Cocaine Bear (Feb. 24)
Grandmaster Flash & Melle Mel, “White Lines”
Cocaine has inspired a long list of classic songs, but perhaps no tune is more commonly associated with the drug than “White Lines.” The 1983 hit and its familiar bass line – appropriated from the song “Cavern” by Liquid Liquid - instantly brings to mind images of the narcotic getting snorted during the Reagan decade. When producers were putting together the trailer for Cocaine Bear - which, yes, is about a rampaging bear on cocaine – “White Lines” became the obvious choice for the soundtrack.
John Wick: Chapter 4 (March 24)
Terry Jacks, “Seasons in the Sun”
The lyrics to “Seasons in the Sun” – originally released as a Belgian song called “Le Moribond” before being reworked and turned into a hit for Canadian Terry Jacks – follow a man as he says he goodbye to loved ones and friends and heads toward death. It’s morbid, yet catchy – so catchy that Jacks’ version became a No. 1 hit in 1973. The song’s dark vibe is matched perfectly with the tone of John Wick: Chapter 4, the latest installment of the action franchise starring Keanu Reeves. “Seasons in the Sun” is prominently featured throughout the trailer, which finds Reeves’ titular character once again pulled into the dark world of assassins.
Champions (March 24)
In 1997, British rock act Chumbawamba scored an unexpected global hit with their song “Tubthumping.” The inescapable track reached the Top 10 in 18 countries, including a peak at No. 6 in the U.S. Although Chumbawamba proved to be one of the era’s most notable one-hit wonders, “Tubthumping” has endured.

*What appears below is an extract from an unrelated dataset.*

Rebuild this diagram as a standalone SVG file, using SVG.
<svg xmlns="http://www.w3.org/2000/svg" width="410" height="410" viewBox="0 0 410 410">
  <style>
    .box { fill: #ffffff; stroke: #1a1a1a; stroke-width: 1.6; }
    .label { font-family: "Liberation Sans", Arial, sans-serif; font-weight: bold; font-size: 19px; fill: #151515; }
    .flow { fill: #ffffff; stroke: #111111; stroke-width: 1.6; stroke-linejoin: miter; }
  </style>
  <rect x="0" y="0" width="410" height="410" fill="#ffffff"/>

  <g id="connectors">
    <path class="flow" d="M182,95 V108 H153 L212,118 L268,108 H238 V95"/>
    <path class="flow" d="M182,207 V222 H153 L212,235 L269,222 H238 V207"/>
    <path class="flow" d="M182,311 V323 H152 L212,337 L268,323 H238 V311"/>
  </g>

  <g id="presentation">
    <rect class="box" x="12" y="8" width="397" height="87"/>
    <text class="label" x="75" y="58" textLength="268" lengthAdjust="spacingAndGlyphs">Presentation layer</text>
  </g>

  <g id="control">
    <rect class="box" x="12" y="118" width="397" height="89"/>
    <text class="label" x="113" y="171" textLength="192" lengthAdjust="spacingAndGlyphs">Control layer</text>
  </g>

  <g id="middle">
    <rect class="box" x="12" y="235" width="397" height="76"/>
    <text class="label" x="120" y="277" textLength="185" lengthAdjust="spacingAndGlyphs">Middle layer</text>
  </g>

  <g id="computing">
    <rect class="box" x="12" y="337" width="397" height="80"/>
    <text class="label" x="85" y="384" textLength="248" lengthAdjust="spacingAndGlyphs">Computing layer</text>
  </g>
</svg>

In the upcoming movie Champions, Woody Harrelson stars as a formerly successful basketball coach who is ordered by the court to lead a team of players with intellectual disabilities. In the trailer, Harrelson’s character is seen being invited to karaoke night, where one of his players belts out the lines to “Tubthumping.” The song then plays in the background throughout the remainder of the trailer.
Dungeons & Dragons: Honor Among Thieves (March 31)

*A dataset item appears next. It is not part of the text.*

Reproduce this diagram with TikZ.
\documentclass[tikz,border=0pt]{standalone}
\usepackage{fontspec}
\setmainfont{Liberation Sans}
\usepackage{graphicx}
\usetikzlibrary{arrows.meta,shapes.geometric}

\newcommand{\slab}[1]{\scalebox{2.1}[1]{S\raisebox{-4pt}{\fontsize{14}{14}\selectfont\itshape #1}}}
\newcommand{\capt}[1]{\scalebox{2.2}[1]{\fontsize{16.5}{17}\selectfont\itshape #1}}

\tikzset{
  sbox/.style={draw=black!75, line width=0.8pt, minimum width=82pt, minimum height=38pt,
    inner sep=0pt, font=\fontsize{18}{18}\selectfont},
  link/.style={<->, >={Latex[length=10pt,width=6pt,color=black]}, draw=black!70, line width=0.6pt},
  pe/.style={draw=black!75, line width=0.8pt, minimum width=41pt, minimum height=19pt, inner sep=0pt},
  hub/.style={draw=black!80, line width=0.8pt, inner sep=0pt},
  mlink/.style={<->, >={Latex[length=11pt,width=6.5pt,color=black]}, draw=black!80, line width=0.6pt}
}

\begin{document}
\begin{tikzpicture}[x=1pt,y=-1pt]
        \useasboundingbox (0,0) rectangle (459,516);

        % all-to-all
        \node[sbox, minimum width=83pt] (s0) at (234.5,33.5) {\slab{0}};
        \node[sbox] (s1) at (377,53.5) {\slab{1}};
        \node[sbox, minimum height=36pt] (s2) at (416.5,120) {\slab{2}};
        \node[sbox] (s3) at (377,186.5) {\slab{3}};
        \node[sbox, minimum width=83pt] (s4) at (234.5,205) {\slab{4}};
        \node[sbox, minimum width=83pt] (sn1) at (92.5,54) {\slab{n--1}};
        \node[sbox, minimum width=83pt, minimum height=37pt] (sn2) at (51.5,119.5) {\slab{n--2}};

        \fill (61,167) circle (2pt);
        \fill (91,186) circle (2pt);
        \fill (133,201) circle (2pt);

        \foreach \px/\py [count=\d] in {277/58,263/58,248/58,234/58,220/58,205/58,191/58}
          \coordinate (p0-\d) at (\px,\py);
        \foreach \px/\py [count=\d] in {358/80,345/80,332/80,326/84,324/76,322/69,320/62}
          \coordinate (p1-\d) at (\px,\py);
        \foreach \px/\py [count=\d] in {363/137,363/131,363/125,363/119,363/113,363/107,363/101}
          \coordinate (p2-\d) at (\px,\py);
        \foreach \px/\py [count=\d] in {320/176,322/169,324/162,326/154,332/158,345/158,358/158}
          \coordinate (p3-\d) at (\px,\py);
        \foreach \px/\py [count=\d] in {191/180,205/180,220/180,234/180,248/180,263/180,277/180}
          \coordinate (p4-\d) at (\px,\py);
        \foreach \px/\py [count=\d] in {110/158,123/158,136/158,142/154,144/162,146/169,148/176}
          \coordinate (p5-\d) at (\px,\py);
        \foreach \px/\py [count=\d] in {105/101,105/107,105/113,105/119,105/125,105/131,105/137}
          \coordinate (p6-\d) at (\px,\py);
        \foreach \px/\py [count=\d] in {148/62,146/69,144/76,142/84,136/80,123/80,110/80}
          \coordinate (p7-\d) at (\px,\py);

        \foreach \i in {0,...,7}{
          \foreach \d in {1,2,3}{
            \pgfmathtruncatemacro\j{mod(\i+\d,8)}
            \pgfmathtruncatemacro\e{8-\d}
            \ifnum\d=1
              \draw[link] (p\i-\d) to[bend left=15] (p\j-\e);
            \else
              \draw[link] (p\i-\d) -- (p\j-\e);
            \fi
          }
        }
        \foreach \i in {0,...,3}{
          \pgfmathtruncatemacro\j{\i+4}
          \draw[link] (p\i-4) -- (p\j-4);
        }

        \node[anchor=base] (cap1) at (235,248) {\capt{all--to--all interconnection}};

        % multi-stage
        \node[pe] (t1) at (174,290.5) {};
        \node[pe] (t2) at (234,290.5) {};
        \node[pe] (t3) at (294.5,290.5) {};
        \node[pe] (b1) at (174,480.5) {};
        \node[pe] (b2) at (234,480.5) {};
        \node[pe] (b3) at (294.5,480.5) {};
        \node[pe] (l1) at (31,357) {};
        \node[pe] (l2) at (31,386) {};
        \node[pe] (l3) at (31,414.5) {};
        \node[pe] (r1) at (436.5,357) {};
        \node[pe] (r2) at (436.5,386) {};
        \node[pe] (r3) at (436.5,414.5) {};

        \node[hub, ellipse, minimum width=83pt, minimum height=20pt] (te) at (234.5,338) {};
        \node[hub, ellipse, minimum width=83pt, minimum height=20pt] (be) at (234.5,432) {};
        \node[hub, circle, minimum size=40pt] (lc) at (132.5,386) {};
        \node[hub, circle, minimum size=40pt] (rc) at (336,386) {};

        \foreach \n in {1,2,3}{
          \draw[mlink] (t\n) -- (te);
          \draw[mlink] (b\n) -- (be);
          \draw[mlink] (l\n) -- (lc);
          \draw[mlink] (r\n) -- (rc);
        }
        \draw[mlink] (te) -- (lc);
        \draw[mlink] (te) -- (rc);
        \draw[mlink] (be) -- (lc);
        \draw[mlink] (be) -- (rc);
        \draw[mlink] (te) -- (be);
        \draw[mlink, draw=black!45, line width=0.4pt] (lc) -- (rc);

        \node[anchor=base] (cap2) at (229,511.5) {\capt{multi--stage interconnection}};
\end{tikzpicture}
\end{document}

Led Zeppelin, “Whole Lotta Love”
There have already been several unsuccessful attempts to turn Dungeons & Dragons, the popular role-playing game, into a profitable movie franchise, but that hasn’t stopped Hollywood from giving it another go. Dungeons & Dragons: Honor Among Thieves certainly has star power in its corner, with an ensemble cast led by Chris Pine and Michelle Rodriguez. Adding to the hype surrounding the movie is an emphatic trailer featuring Led Zeppelin‘s classic ”Whole Lotta Love.” We’re pretty sure Robert Plant, Jimmy Page, John Paul Jones and John Bonham weren’t envisioning black magic or fire-breathing dragons when they wrote the 1969 song, but you never know. It works nonetheless.
Spinning Gold (March 31)
Kiss, “Rock and Roll All Nite”; The Isley Brothers, “It’s Your Thing”; Donna Summer, “Last Dance”
Spinning Gold depicts the rise of music executive Neil Bogart and Casablanca Records, the label credited with bringing such acts as Kiss, Village People, Donna Summer and George Clinton to fame. With such colorful musical history at the film’s backbone, it’s understandable that the trailer to Spinning Gold is full of classic hits, including “It’s Your Thing,” “Rock and Roll All Nite” and “Last Dance.”
Beau Is Afraid (April 21)
Supertramp, “Goodbye Stranger”
“Goodbye Stranger,” with its distinctive falsetto vocal, has been used in many movies and television shows over the years. Supertramp’s 1979 single has popped up on everything from The Office to films like I, Tonya and Magnolia. In the trailer for Beau Is Afraid, the track helps heighten the surrealist adventure of Joaquin Phoenix’s lead character, an anxiety-ridden man who is forced to confront his fears during a trip home.
Are You There God? It’s Me, Margaret (April 28)
George Harrison, “What Is Life?”
Originally released in 1970, Judy Blume’s book Are You There God? It’s Me, Margaret was a groundbreaking portrayal of a young girl facing the highs, lows and challenges that come with puberty. Like Margaret, George Harrison‘s life reached a major turning point in 1970 with All Things Must Pass, his first solo album following the breakup of the Beatles. One of the classic album’s many highlights is the soaring, upbeat “What Is Life?” The song’s sweetly earnest portrayal of love perfectly scores the trailer for the film adaptation of Are You There God? It’s Me, Margaret, starring Rachel McAdams, Abby Ryder Fortson and Kathy Bates.
Guardians of the Galaxy: Volume 3 (May 3)
Spacehog, “In the Meantime”
Spacehog’s “In the Meantime” offered a timeless appeal as an alternative hit in the ’90s. “It’s me trying to reach people,” frontman Royston Langdon explained to Songfacts. “It’s using some kind of metaphor of a worldly or inner-worldly search for the end of isolation, and the acceptance of one’s self is in there. At the end of the day, it’s saying whatever you gotta do, it’s OK, it’s all right.” The song is used to perfection in the trailer for Guardians of the Galaxy: Volume 3. It also marks a notable change for the Marvel franchise. Guardians famously used songs from the ’60s and ’70s in the first two films; perhaps the third will skip a generation.